Again, it really didn’t matter and we’re given just enough details by scriptwriters Josh Campbell, Matthew Stuecken and Damien Chazelle and just the right amount of heat from director Dan Trachtenberg to bring this all to a slow, frenzied boil.
And boil-over it eventually does but, alas, the film kinda lost me during the climax where, essentially, every version of the truth was true, making the viewer swallow a ten-car coincidence pile-up as, turns out, --SPOILERS AHOY FROM HERE ON OUT – Michelle's host is a deranged kidnapper, and who knows how many bodies he’s disposed of in a handy barrel of acid. And, the Earth is currently being invaded by extraterrestrial (and highly combustible) squid-monsters, making our protagonist one of the unluckiest people on the face of the planet as she finally escapes one monster, rather deftly, only to face another and engineer another escape, rather ridiculously, with a trusty Molotov cocktail -- always the aliens Achilles’ heel, amIright?
I won’t lie; I was kinda disappointed by the big, ultimate reveal of 10 Cloverfield Lane at first glance, which came off kind of trite after all that intense drama; a letdown.

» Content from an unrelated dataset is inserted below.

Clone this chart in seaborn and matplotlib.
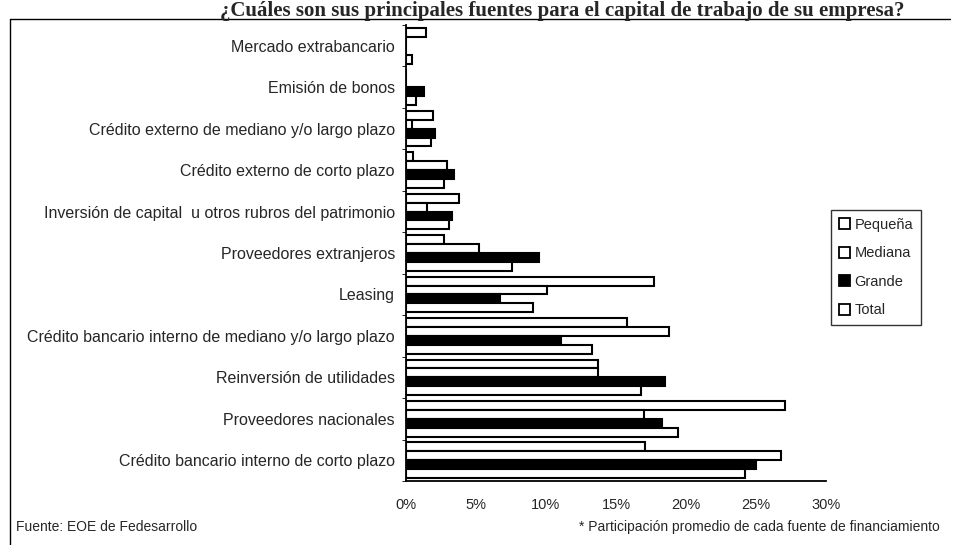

To me, the climax would’ve worked better if the big reveal played out like I had initially thought it would once it is clear hostile aliens had landed.
See, for a minute there, I thought this thing was gonna go all Don Dohler on me, an early influence on Abrams, with a huge nod to The Alien Factor (1978), where the alien panther-leech in the cornfield was actually the real target of the crop-dusting UFO and not our heroine. All part of some alien menagerie – a cosmic zoo, lost in transport (which could also explain the creature that attacked New York several years prior, connecting the two films), which the UFO / zookeeper is just trying to round back up – collateral damage be damned. I mean, how awesome would that have been if Michelle escapes Howard, is then attacked by the panther-leech, only to be inadvertently rescued by the UFO, which promptly flies off once the monster is in custody? (Or maybe the monster eats Howard during the escape? And is then captured just as it's about to eat Michelle? *shrug*) Instead, we get kind of a weak-sauce mash-up of Signs (2002) and Battle: Los Angeles (2011).
Thus, I can't say I loved it, but 10 Cloverfield Lane had me pretty riveted from the opening car crash through the closing credits. Time and distance also has me softening up on that ending quite a bit. Definitely worth a watch on the big screen, I think. Just don't expect any giant monster attacks like Cloverfield (2008) because there aren't any. Well, sort of. Eh, it's complicated and I’ve already spoiled enough.
10 Cloverfield Lane (2016) Bad Robot :: Paramount Pictures / EP: Bryan Burk, Drew Goddard, Matt Reeves / P: J.J. Abrams, Lindsey Weber, Bob Dohrmann, Ben Rosenblatt / LP: Ted Gidlow / D: Dan Trachtenberg / W: Josh Campbell, Matthew Stuecken, Damien Chazelle / C: Jeff Cutter / E: Stefan Grube / M: Bear McCreary / S: John Goodman, Mary Elizabeth Winstead, John Gallagher Jr.